» Given task: Quote all of the data exactly as given. Skip every picture it contains.
= = = = = = =
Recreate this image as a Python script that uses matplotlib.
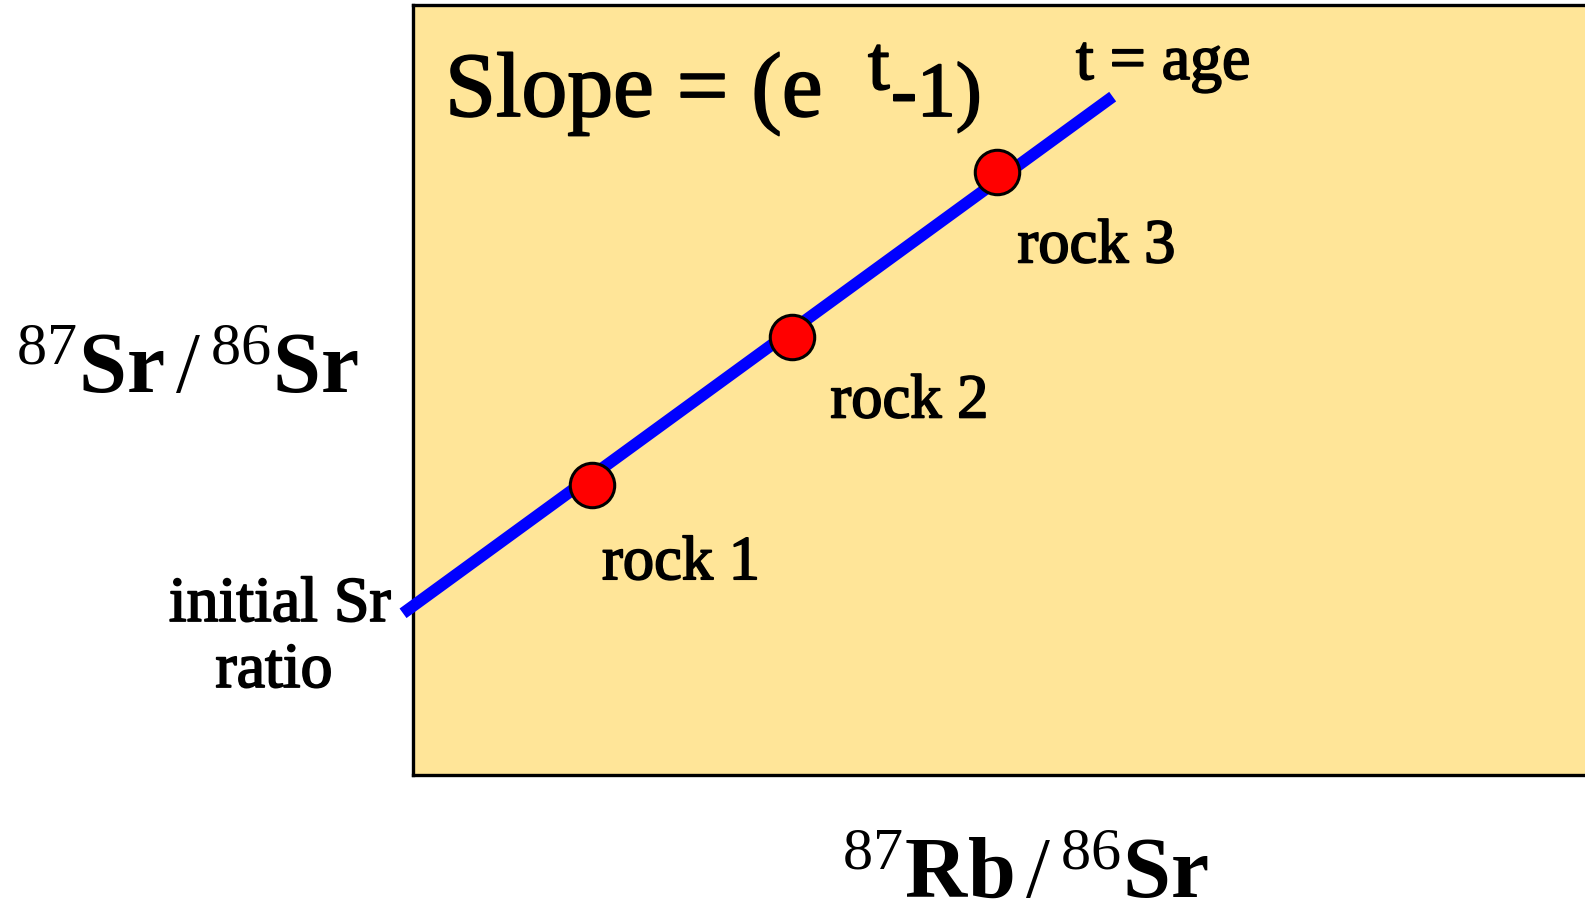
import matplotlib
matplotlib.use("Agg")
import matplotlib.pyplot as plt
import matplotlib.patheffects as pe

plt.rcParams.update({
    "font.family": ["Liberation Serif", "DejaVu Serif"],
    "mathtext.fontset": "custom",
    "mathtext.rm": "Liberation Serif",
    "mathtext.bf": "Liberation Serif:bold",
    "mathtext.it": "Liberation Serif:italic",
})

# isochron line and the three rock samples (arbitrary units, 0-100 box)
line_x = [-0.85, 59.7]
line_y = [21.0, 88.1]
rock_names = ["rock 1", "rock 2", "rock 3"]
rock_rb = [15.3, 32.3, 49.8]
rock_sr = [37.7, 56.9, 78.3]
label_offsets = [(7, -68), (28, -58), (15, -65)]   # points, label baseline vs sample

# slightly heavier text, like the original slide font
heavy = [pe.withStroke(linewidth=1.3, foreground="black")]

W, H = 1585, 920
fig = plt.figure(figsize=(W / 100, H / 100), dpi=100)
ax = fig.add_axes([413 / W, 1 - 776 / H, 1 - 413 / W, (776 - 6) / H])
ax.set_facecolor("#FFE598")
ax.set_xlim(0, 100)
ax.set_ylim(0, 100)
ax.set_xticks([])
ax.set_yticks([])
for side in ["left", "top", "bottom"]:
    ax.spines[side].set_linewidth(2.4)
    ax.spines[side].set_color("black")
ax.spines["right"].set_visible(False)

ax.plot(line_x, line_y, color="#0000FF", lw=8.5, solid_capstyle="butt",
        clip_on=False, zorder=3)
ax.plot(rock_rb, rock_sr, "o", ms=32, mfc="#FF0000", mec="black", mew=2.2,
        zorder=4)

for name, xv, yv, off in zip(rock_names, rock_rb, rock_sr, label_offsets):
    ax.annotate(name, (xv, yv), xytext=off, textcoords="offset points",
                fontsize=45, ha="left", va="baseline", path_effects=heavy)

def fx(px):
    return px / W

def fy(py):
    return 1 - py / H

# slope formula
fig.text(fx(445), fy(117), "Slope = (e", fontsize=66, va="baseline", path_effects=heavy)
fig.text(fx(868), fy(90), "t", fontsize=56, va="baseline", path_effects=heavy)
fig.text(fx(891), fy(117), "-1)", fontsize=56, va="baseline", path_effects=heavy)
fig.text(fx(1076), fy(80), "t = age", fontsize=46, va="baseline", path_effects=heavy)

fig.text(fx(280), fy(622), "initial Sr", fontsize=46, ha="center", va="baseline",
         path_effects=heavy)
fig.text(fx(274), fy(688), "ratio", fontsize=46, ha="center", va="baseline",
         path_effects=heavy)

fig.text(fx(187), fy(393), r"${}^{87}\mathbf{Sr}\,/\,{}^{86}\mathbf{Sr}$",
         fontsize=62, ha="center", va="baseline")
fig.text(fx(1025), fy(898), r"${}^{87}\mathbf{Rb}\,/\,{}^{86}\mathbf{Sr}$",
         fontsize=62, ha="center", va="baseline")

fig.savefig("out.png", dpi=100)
= = = = = = =
» Written answer:
Recreate this image as a Python script that uses matplotlib.
import matplotlib
matplotlib.use("Agg")
import matplotlib.pyplot as plt
import matplotlib.patheffects as pe

plt.rcParams.update({
    "font.family": ["Liberation Serif", "DejaVu Serif"],
    "mathtext.fontset": "custom",
    "mathtext.rm": "Liberation Serif",
    "mathtext.bf": "Liberation Serif:bold",
    "mathtext.it": "Liberation Serif:italic",
})

# isochron line and the three rock samples (arbitrary units, 0-100 box)
line_x = [-0.85, 59.7]
line_y = [21.0, 88.1]
rock_names = ["rock 1", "rock 2", "rock 3"]
rock_rb = [15.3, 32.3, 49.8]
rock_sr = [37.7, 56.9, 78.3]
label_offsets = [(7, -68), (28, -58), (15, -65)]   # points, label baseline vs sample

# slightly heavier text, like the original slide font
heavy = [pe.withStroke(linewidth=1.3, foreground="black")]

W, H = 1585, 920
fig = plt.figure(figsize=(W / 100, H / 100), dpi=100)
ax = fig.add_axes([413 / W, 1 - 776 / H, 1 - 413 / W, (776 - 6) / H])
ax.set_facecolor("#FFE598")
ax.set_xlim(0, 100)
ax.set_ylim(0, 100)
ax.set_xticks([])
ax.set_yticks([])
for side in ["left", "top", "bottom"]:
    ax.spines[side].set_linewidth(2.4)
    ax.spines[side].set_color("black")
ax.spines["right"].set_visible(False)

ax.plot(line_x, line_y, color="#0000FF", lw=8.5, solid_capstyle="butt",
        clip_on=False, zorder=3)
ax.plot(rock_rb, rock_sr, "o", ms=32, mfc="#FF0000", mec="black", mew=2.2,
        zorder=4)

for name, xv, yv, off in zip(rock_names, rock_rb, rock_sr, label_offsets):
    ax.annotate(name, (xv, yv), xytext=off, textcoords="offset points",
                fontsize=45, ha="left", va="baseline", path_effects=heavy)

def fx(px):
    return px / W

def fy(py):
    return 1 - py / H

# slope formula
fig.text(fx(445), fy(117), "Slope = (e", fontsize=66, va="baseline", path_effects=heavy)
fig.text(fx(868), fy(90), "t", fontsize=56, va="baseline", path_effects=heavy)
fig.text(fx(891), fy(117), "-1)", fontsize=56, va="baseline", path_effects=heavy)
fig.text(fx(1076), fy(80), "t = age", fontsize=46, va="baseline", path_effects=heavy)

fig.text(fx(280), fy(622), "initial Sr", fontsize=46, ha="center", va="baseline",
         path_effects=heavy)
fig.text(fx(274), fy(688), "ratio", fontsize=46, ha="center", va="baseline",
         path_effects=heavy)

fig.text(fx(187), fy(393), r"${}^{87}\mathbf{Sr}\,/\,{}^{86}\mathbf{Sr}$",
         fontsize=62, ha="center", va="baseline")
fig.text(fx(1025), fy(898), r"${}^{87}\mathbf{Rb}\,/\,{}^{86}\mathbf{Sr}$",
         fontsize=62, ha="center", va="baseline")

fig.savefig("out.png", dpi=100)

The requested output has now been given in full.